I see most people are finally getting it and there are less useless rest clients nowadays.
There few use cases for such apps - if you are bad at webdesign and have lots of free time. And second thing - theoretically app requires less bandwidth for requesting only JSON.
I see most people are finally getting it and there are less useless rest clients nowadays.
I’m interested in hearing a source for this. Not saying I think you’re lying, it’s just still what I see a lot of devs are into. A lot our software engineering courses are tailored specifically to making cool android website frontends.
It’s not difficult to see why they’re developed though, while mobile sites are definitely feasible, browsing the web on mobile can be a cumbersome experience because we are trying to shove many features onto a device with no external input devices and a small screen real-estate.
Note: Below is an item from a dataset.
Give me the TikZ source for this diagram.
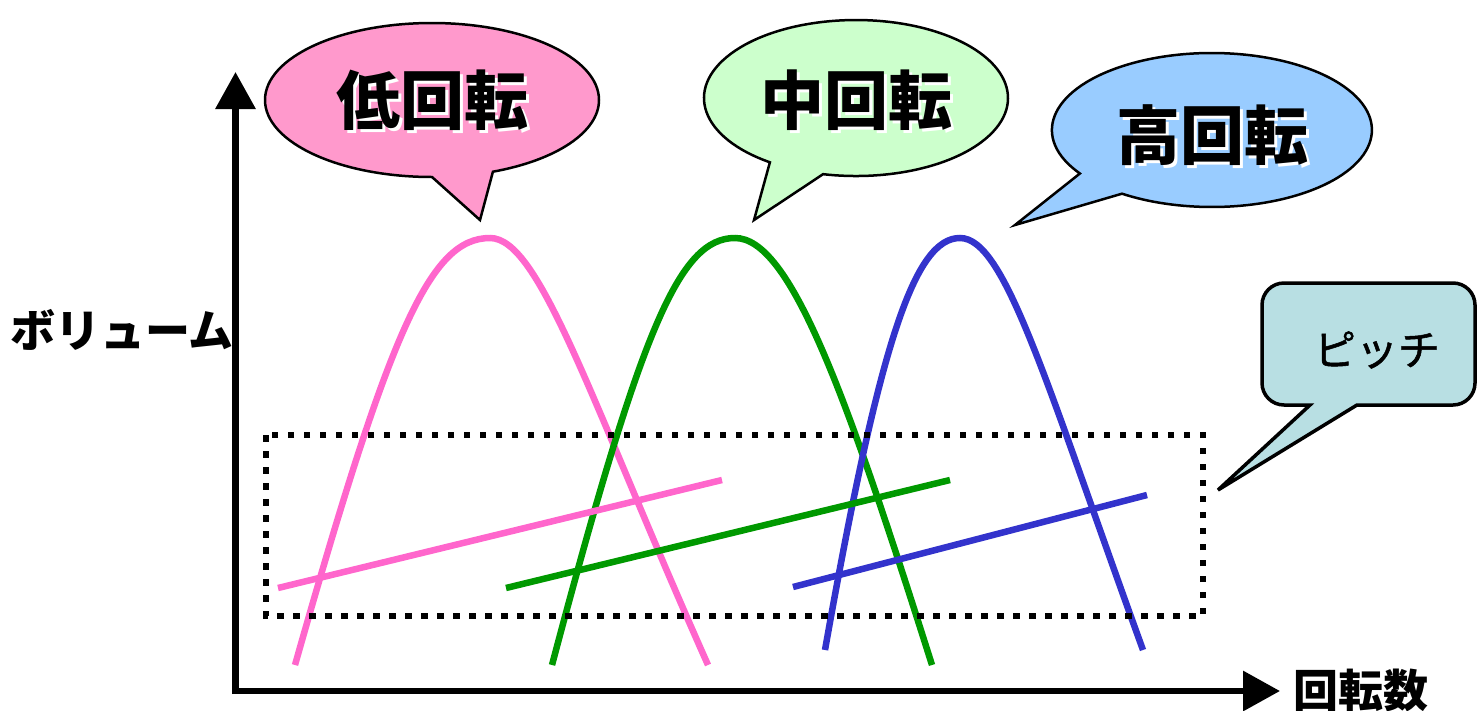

In a dedicated app we have a more granular control over UI that would be difficult to pull off in a browser. Also, apps do actually require less bandwidth for only requesting JSON.
Nearly 5 years ago I’ve seen almost hundred tmdb client apps, now - 10-20.
Yeah, that was mostly just a trend thing that died down. In recent years the web experience has developed a lot. Also, I think people just realized having that many clients for a single service is a bit redundant and nonsensical.